I have a functional that I would like to extremise with the constraint that the solution has to be antisymmetric. I am unsure if my understanding of Lagrange multipliers is correct. The statement of the problem is
Minimize $\,F[f(x,y)]\,$ w.r.t $\,f(x,y)\,$ s.t $\,f(x,y) = -f(y,x)$.
The form of $\,F[f(x,y)]\,$ is known and I can minimise it without the constraint just fine.
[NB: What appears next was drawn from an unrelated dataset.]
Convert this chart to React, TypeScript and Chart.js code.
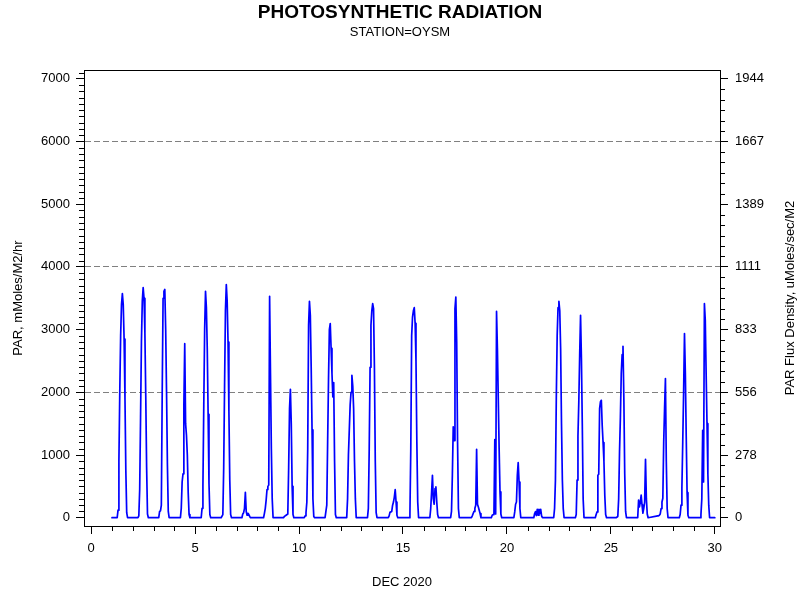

My problem is with enforcing the constraint.
My first attempt:
Let $\mu(x,y)$ be a $\textit{continuous}$ Lagrange multiplier and
$\mathcal{L}[f(x,y)] = F[f(x,y)] + \int [f(x,y)+f(y,x)]\mu(x,y)dxdy$
Then set the functional derivatives equal to zero
$\begin{align}\frac{\delta \mathcal{L}}{\delta\mu(x,y)} &= f(x,y) + f(y,x) =0 \\ \frac{\delta \mathcal{L}}{\delta f(x,y)} &= \frac{\delta F}{\delta f(x,y)} + \mu(x,y) + \mu(y,x) = 0\end{align}$
where the final term $\mu(x,y) + \mu(y,x)$ comes from the Euler-Lagrange equations applied to the constraint term. Is this the correct way to apply lagrange multipliers in this context?
Further problem:
For my application, it is convenient for my Lagrangian to be of the form
$\mathcal{L}[f(x,y)] = F[f(x,y)] + \int f(x,y)[f(x,y)+f(y,x)]\mu(x,y)dxdy$
Note the extra $f(x,y)$ in the constraint. I then have
$0=\dfrac{\delta\mathcal{L}}{\delta f(x,y)} = \dfrac{\delta F}{\delta f(x,y)} +2f(x,y)\mu(x,y) + f(x,y)(\mu(x,y)+\mu(y,x))$
Is it ok to modify the constraint in this way?